К сожалению, во всех упомянутых прекрасных работах физический смысл пятой координаты так и не прояснился; она оставалась чисто формальной «вещью в себе». Современное понимание идей Калуцы восходит к работе А. Эйнштейна и П. Бергмана «Обобщение теории электричества Калуцы» (1938 г.), которые предположили, что пятое измерение «свернуто в колечко» очень малого радиуса. Иными словами, если бы мы попробовали пойти вдоль пятого направления, то очень быстро вернулись бы в исходную точку (чтобы понять это нагляднее, представьте себе поверхность цилиндра с координатной сеткой из прямых параллельных его оси и перпендикулярных им окружностей; примерно о таких колечках идет речь). В современных теориях рассматривают большее число свернутых измерений, это позволяет описать не только электромагнитное поле, но и поля Янга-Миллса. Ясно, однако, что радиус этих колечек должен быть не просто малым, а фантастически, невообразимо малым. Наиболее разумная оценка этого радиуса 10-30 см или, скорее, 10-ЗЗ см. Столь малые расстояния недоступны прямому экспериментальному исследованию, могут быть лишь косвенные проверки предсказаний теорий с такой фундаментальной длиной. Основным же критерием правильности подобных теорий должна быть внутренняя непротиворечивость, математическая красота.
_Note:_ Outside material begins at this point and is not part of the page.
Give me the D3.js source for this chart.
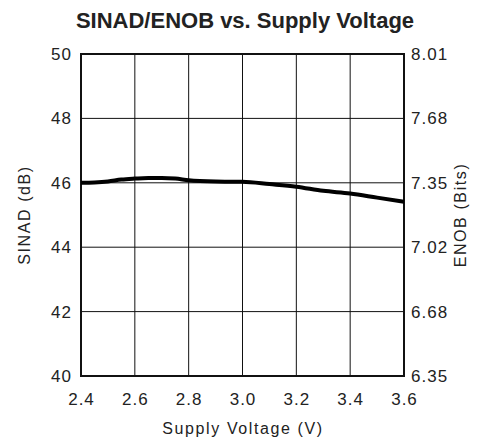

Из всех имеющихся на сегодня идей лишь идея струны кажется способной в конце концов привести к построению к объединенной, общей теории всех взаимодействий, естественно включающей в себя и гравитационное взаимодействие. За последние четыре года усилиями многих теоретиков удалось существенно продвинуться в этом направлении. Из многих полученных ими замечательных результатов, выделим лишь один, имеющий прямое отношение к теме этой книги. В современной теории струн реализовалась мечта лорда Кельвина о чисто топологическом истолковании зарядов элементарных частиц (для него — «атомов»). Если лишние измерения замкнуты, то струна может несколько раз обвиваться «вокруг них» (подобно нитке на катушке). Оказывается, что разные способы такого «обвивания» соответствуют различным внутренним квантовым числам частиц. С этой точки зрения частицы (кварки, лептоны и т. д.) — это просто разные состояния замкнутой струны, как это и представлял себе лорд Кельвин. На этом мы, пожалуй, и остановимся. Теория струн вещь не законченная, на мой взгляд, работа над ней только начинается. Впереди много проблем, наберемся терпения и подождем лет десять-пятнадцать.

Попробуем схематически изобразить современное представление о структуре мира. На рис. 7.20 схематически указано, как, параллельно с объединением взаимодействий, происходило изменение представлений о фундаментальных частицах, составляющих вещество (от «корпускул» до кварков и лептонов).

Дуализм «частица-взаимодействие» — один из лейтмотивов физики, и в разные периоды на первый план выдвигалось либо одно либо другое понятие. Например, для Декарта и Максвелла главным в картине мира было взаимодействие, а для Ньютона и Лоренца — частицы. Впрочем, эти глубокие мыслители были весьма осторожны и сами не проводили резкой грани между частицами и взаимодействиями. Существовало также и стремление к единой теории частиц и взаимодействий (от Руджера Бошковича до Эйнштейна). По мере того как открывались переносчики взаимодействий, грань между частицами и взаимодействиями становилась все более зыбкой. Сейчас, после того как суперсимметрия объединяет в единые мультиплеты фермионы (традиционные частицы) и бозоны (традиционные агенты взаимодействий), мы более подготовлены к мысли, что по-настоящему фундаментальная теория устройства Вселенной должна быть единой теорией всех взаимодействий и всех частиц, из которых построено вещество. По-видимому, понятия частиц и взаимодействий как отдельных структурных элементов реальности потеряют смысл и должны быть заменены новыми структурными единицами, порождающими знакомые нам частицы и взаимодействия лишь в некотором приближении. Возможно, что такой структурной единицей окажется струна, а живущие на ней солитоны порождают многообразие известных и пока неизвестных нам частиц, из которых в конечном счете составлено невероятное многообразие удивительного мира, в котором мы живем.

* * *

На этом кончается наше путешествие. В таких случаях обычно принято писать заключение, делать выводы, подводить итоги. В книге о солитоне делать это, по-моему, рано. Солитон еще слишком молод и открыл нам лишь малую часть своих дарований. Да и может ли быть какой-нибудь конец у истории о бесконечно разнообразном детище бесконечной и изменчивой Природы... Продолжение?.. Да, продолжение истории обязательно будет! Только для этого понадобится работа молодого читателя этой книги, будущего создателя дерзких новых идей.